London Offers Bargains As Property Market Heats Up In Shires
If ever there was a good time to invest in London’s residential property market with a view towards the long term, this is it.
The last couple of years have seen the capital lagging behind the UK as a whole in property prices, meaning there are plenty of relative bargains available that can be found with the help of London property experts, even if the overall average remains higher than all but a few other locations.
Brexit was already taking its toll before the pandemic hit, with the latter factor prompting many people to prefer to live away from big cities.
This became the place where they could enjoy lots of social distancing and space (both indoors and out), make the most of the imperative to work from home, and find alternative activities to do at a time when big city theatres, stadiums and restaurants were shut.
As the BBC reports, this has meant the epicentres of price rises have been attractive rural areas. Land Registry data has revealed that the highest annual price increase – 29 per cent – has been in Richmondshire in North Yorkshire, an area covering much of the Yorkshire Dales National Park.
Other rural areas with high house price inflation were similar – Derbyshire Dales, North Norfolk and the Cotswolds, all offering a rural idyll in stark contrast to London and other big cities.

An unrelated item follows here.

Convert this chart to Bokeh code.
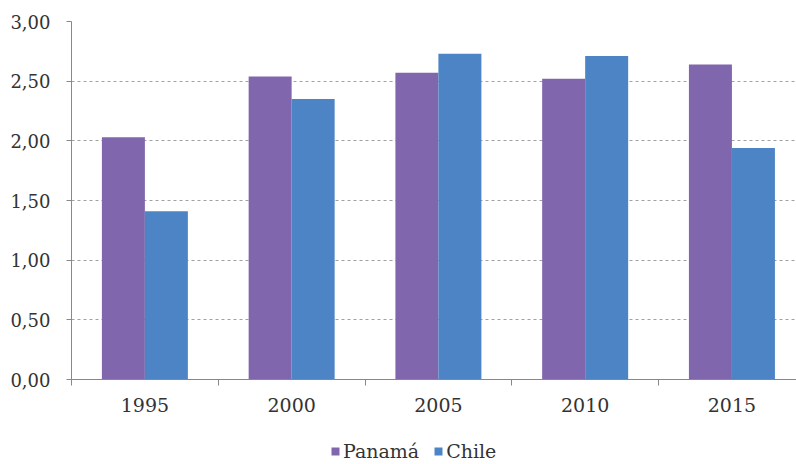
import numpy as np
from bokeh.plotting import figure
from bokeh.layouts import column
from bokeh.models import ColumnDataSource, FixedTicker, Legend, LegendItem, Range1d
from bokeh.embed import file_html
from bokeh.resources import INLINE

years = ["1995", "2000", "2005", "2010", "2015"]
panama = [2.03, 2.54, 2.57, 2.52, 2.64]
chile = [1.41, 2.35, 2.73, 2.71, 1.94]
y_ticks = [0.0, 0.5, 1.0, 1.5, 2.0, 2.5, 3.0]
y_labels = ["0,00", "0,50", "1,00", "1,50", "2,00", "2,50", "3,00"]

FONT = "DejaVu Serif"
PURPLE = "#8066AC"
BLUE = "#4C84C6"
TXT = "#333333"

centers = np.arange(len(years)) + 0.5
bw = 0.293
src = ColumnDataSource(dict(
    xp=centers - bw / 2, xc=centers + bw / 2, panama=panama, chile=chile))

p = figure(width=796, height=424, output_backend="svg", toolbar_location=None,
           x_range=Range1d(0, len(years) - 0.06), y_range=Range1d(0, 3.0),
           min_border_left=71, min_border_right=0, min_border_top=21,
           min_border_bottom=45)
p.outline_line_color = None
p.background_fill_color = "white"

r1 = p.vbar(x="xp", top="panama", width=bw, source=src, fill_color=PURPLE, line_color=None)
r2 = p.vbar(x="xc", top="chile", width=bw, source=src, fill_color=BLUE, line_color=None)

# y axis
p.yaxis.ticker = FixedTicker(ticks=y_ticks)
p.yaxis.major_label_overrides = {t: l for t, l in zip(y_ticks, y_labels)}
p.yaxis.major_label_text_font = FONT
p.yaxis.major_label_text_font_size = "18px"
p.yaxis.major_label_text_color = TXT
p.yaxis.axis_line_color = "#888888"
p.yaxis.major_tick_line_color = "#888888"
p.yaxis.major_tick_out = 5
p.yaxis.major_tick_in = 0
p.yaxis.minor_tick_line_color = None
p.yaxis.major_label_standoff = 16

# x axis
p.xaxis.ticker = FixedTicker(ticks=list(centers),
                             minor_ticks=list(range(len(years) + 1)))
p.xaxis.major_label_overrides = {float(c): y for c, y in zip(centers, years)}
p.xaxis.major_label_text_font = FONT
p.xaxis.major_label_text_font_size = "19px"
p.xaxis.major_label_text_color = TXT
p.xaxis.axis_line_color = "#888888"
p.xaxis.major_tick_line_color = None
p.xaxis.minor_tick_line_color = "#888888"
p.xaxis.minor_tick_out = 6
p.xaxis.minor_tick_in = 0
p.xaxis.major_label_standoff = 12

# grid
p.xgrid.grid_line_color = None
p.ygrid.ticker = FixedTicker(ticks=y_ticks[1:])
p.ygrid.grid_line_color = "#a0a0a0"
p.ygrid.grid_line_dash = "3 3"
p.ygrid.grid_line_width = 1

# legend in a strip below the chart
lg = figure(width=796, height=40, output_backend="svg", toolbar_location=None,
            x_range=Range1d(0, 1), y_range=Range1d(0, 1),
            min_border_left=0, min_border_right=0, min_border_top=0,
            min_border_bottom=0)
lg.axis.visible = False
lg.grid.visible = False
lg.outline_line_color = None
# zero-height placeholder bars, only used to draw the legend swatches
placeholder = ColumnDataSource(dict(x=[0.5], top=[0.0]))
l1 = lg.vbar(x="x", top="top", bottom="top", width=0.001, source=placeholder,
             fill_color=PURPLE, line_color=None)
l2 = lg.vbar(x="x", top="top", bottom="top", width=0.001, source=placeholder,
             fill_color=BLUE, line_color=None)

legend = Legend(items=[LegendItem(label="Panamá", renderers=[l1]),
                       LegendItem(label="Chile", renderers=[l2])],
                orientation="horizontal", location=(259, 2),
                label_text_font=FONT, label_text_font_size="19px",
                label_text_color=TXT,
                glyph_width=10, glyph_height=10, label_standoff=3,
                spacing=14, border_line_color=None, padding=0, margin=0,
                background_fill_alpha=0)
lg.add_layout(legend, "center")

open("out.html", "w").write(file_html(column(p, lg, spacing=0), INLINE))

As the article noted, the Richmond in Yorkshire may have lower house prices than its London equivalent – which is two and a half times higher at around £700,000 – but the increase in the southern version has been just half of one per cent this last 12 months.
The same Land Registry figures that highlight high growth in rural also show that London remains at the bottom for regional house price growth, in contrast with the last couple of decades.
Four local authorities in the capital have actually seen prices falling, with drops of 13.2 per cent in the City of London, 7.9 per cent in Westminster, 4.8 per cent in Kensington and Chelsea and 1.7 per cent in Southwark.